Tenzin Gyatso, as he is customarily named, more often called the 'Dalai Lama,' especially in the West,approves and supports  the Tibetan Mongolian Cultural Center, the Kumbum Chamtse Ling monastery located in Bloomington, Indian; it celebrates and enjoys a degree of autonomy unknown in its original homeland. Today, while Tibet remains embroiled in relations with China, Mongolia enjoys a large measure of autonomy.
The establishment of this monastery on American soil is an important moment in American Buddhism. Not to be overlooked, it is an active monastery devoted to Mahayanan principles with its resident abbot, Arjia Rinpoche; this pivotal development, is a source of pride to the growing U.S. population of Mongolians and the few of Tibetan ancestry. The community now forming around the monastery in Bloomington, Indiana is decidedly an interfaith community, as Buddhism itself was once a persecuted and repressed faith, there has been a flowering of compassion regarding the beliefs of others. Still true today, in some parts of the world, Buddhism, like other faith communities, remains suppressed and scarcely tolerated.

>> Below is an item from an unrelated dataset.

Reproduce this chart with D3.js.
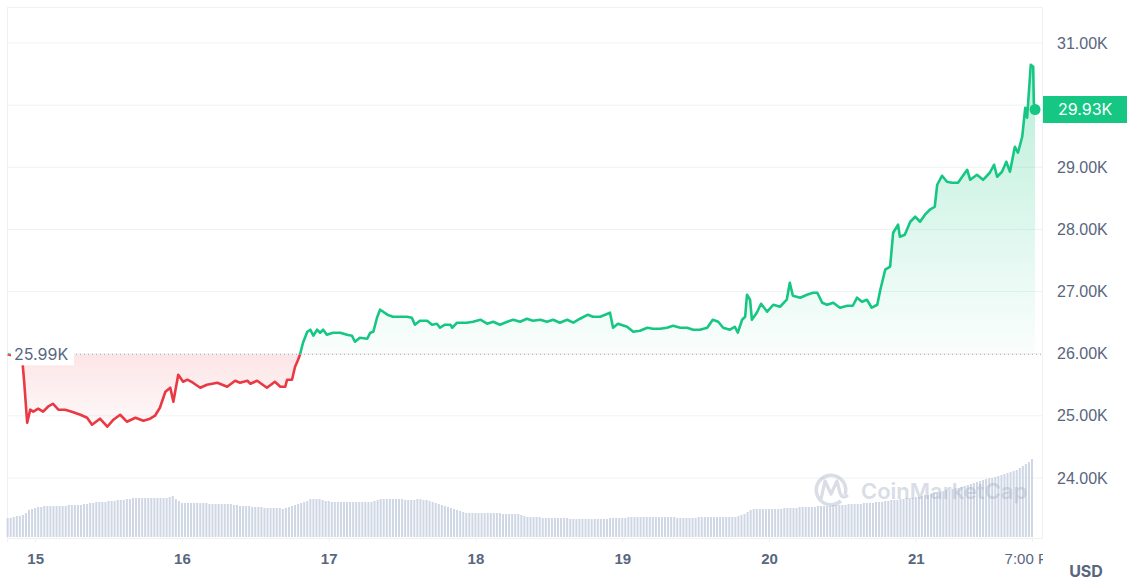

Westerners, who through simple unfamiliarity with one of the great faiths of the world, have over the course of the past 50 years regarded this Eastern philosophy with varying degrees of suspicion. Others not comprehending that its message is one of peace, faith and salvation, have taken to Buddhism due to a notion of the exotic. Yet Buddhism in its forms, shares much with other faiths, far more familiar in the west, especially to Orthodox Christians and Jews whose traditions of scholarship, teaching and monastic activities in several respects mirror those of their Buddhist brothers and sisters.

Due to political events occurring more than 50 years ago, Tenzin Gyatso was forced to flee his homeland as a young man. The majority of his life has been lived in exile. Due to China's claims to Tibetan and Mongolian territories, as well as areas of Himalaya, the traditions of this part of the world especially its religious foundations, have been severely tested by forced rule. 

In his book, My Land and My People, first published in English in 1962, the thoughts and impressions of Tenzin Gyatso are made available to general English readership for the first time. He writes, "If you hit a man on the skull and break his skull, you can hardly expect him to be friendly. This [thought] thoroughly angered the Chinese.... [In regards to political skill] I could only apply my religious training to these problems... But religious training, I believed and still believe, was a very reliable guide... Non-violence was the only moral course."

Later in this same book, he writes of the preparations and realization of his exile, "My journey through the border areas reminded me of two of my observations of China itself... The first was of Chinese monasteries... I had found all of the temples and monasteries neglected and almost empty... I was told that there were still learned Llamas in Inner Mongolia  ... several hundred people came from Inner Mongolia to ask for my blessing... This was the fate I could see hanging over the Tibetan monks and monasteries already in Chinese hands... I believe boys from Mongolia and East Turkestan clung equally stubbornly to their faith."

Now today in America, Tenzin Gyatso comes to share his faith with all; the establishment of the Tibetan Mongolian Cultural Center is one of the keys to this effort, and further evidence that Mahayana has a life not only within its historic boundaries, but in the wider world as well.